Physicists observe Nature, identify patterns and infer principles. I will discuss how the limits imposed by complexity have shaped the domain to which this sequence has been applied over time. I will then comment on the recent developments in Machine Learning and their impact on how physicists interact with complexity and simplicity.

 Sean Carroll, Physics and Philosophy.  “Connecting the Microworld to the Macroworld.”

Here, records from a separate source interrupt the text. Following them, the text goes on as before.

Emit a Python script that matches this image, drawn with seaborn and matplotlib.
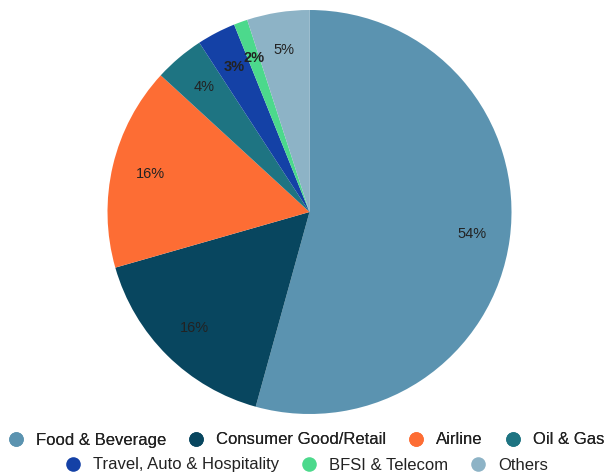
import matplotlib
matplotlib.use("Agg")
import matplotlib.pyplot as plt
from matplotlib.lines import Line2D
import seaborn as sns

categories = ["Food & Beverage", "Consumer Good/Retail", "Airline", "Oil & Gas",
              "Travel, Auto & Hospitality", "BFSI & Telecom", "Others"]
values = [54.4, 16.3, 16.3, 4.0, 3.1, 1.1, 5.0]
pct_labels = ["54%", "16%", "16%", "4%", "3%", "2%", "5%"]
colors = ["#5b93b0", "#08465f", "#fd6d34", "#1e7482", "#1441a6", "#4cd98c", "#8db3c6"]
bold_labels = [False, False, False, False, True, True, False]

sns.set_theme(style="white")
plt.rcParams['font.family'] = ['Liberation Sans', 'DejaVu Sans']

fig = plt.figure(figsize=(6.12, 4.74), dpi=100)
ax = fig.add_axes([107/612, 60/474, 405/612, 404/474])

wedges, texts = ax.pie(values, labels=pct_labels, colors=colors, startangle=90,
                       counterclock=False, labeldistance=0.81,
                       textprops=dict(fontsize=10.5, color="#222222", ha="center", va="center"),
                       wedgeprops=dict(linewidth=0))
for t, b in zip(texts, bold_labels):
    if b:
        t.set_fontweight("bold")
ax.set_xlim(-1, 1)
ax.set_ylim(-1, 1)
ax.set_aspect("equal")
ax.axis("off")

def handles(idx):
    return [Line2D([0], [0], marker="o", linestyle="", markersize=10.5,
                   markerfacecolor=colors[i], markeredgewidth=0) for i in idx]

row1 = [0, 1, 2, 3]
row2 = [4, 5, 6]
kw = dict(frameon=False, fontsize=12, handletextpad=0.7, columnspacing=1.3,
          borderaxespad=0, handlelength=1.0, labelcolor="#222222")
leg1 = fig.legend(handles(row1), [categories[i] for i in row1], ncol=4,
                  loc="center", bbox_to_anchor=(0.5, 1 - 440/474), **kw)
fig.add_artist(leg1)
leg2 = fig.legend(handles(row2), [categories[i] for i in row2], ncol=3,
                  loc="center", bbox_to_anchor=(0.5, 1 - 465/474), **kw)

fig.savefig("out.png", dpi=100)
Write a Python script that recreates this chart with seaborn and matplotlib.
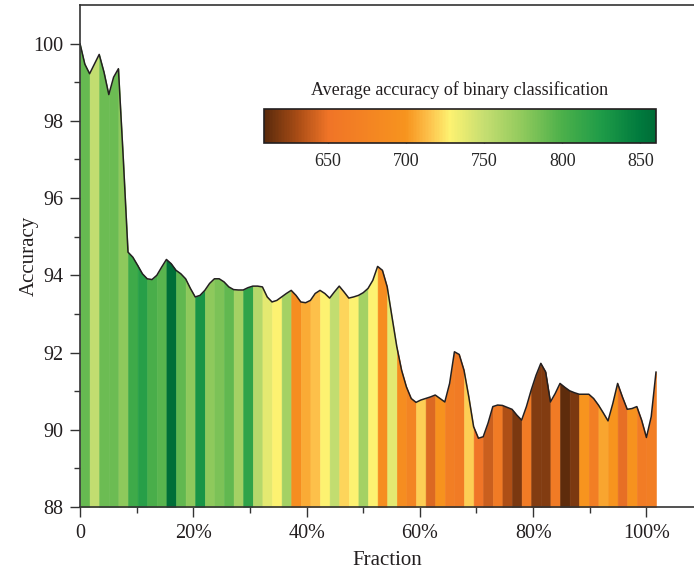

Science successfully describes the world using multiple theories, each appropriate to some particular “layer of reality.” One of the tasks of philosophy (and science) is to describe how those layers fit together and are consistent with each other. I will describe two examples that I am currently thinking about. One is the emergence of the classical world from quantum mechanics, which I argue depends on the particular form of the quantum theory, and helps explain the distinction between position space and momentum space. The other is the emergence of temporally asymmetric cause-and-effect relations from underlying time-symmetric laws.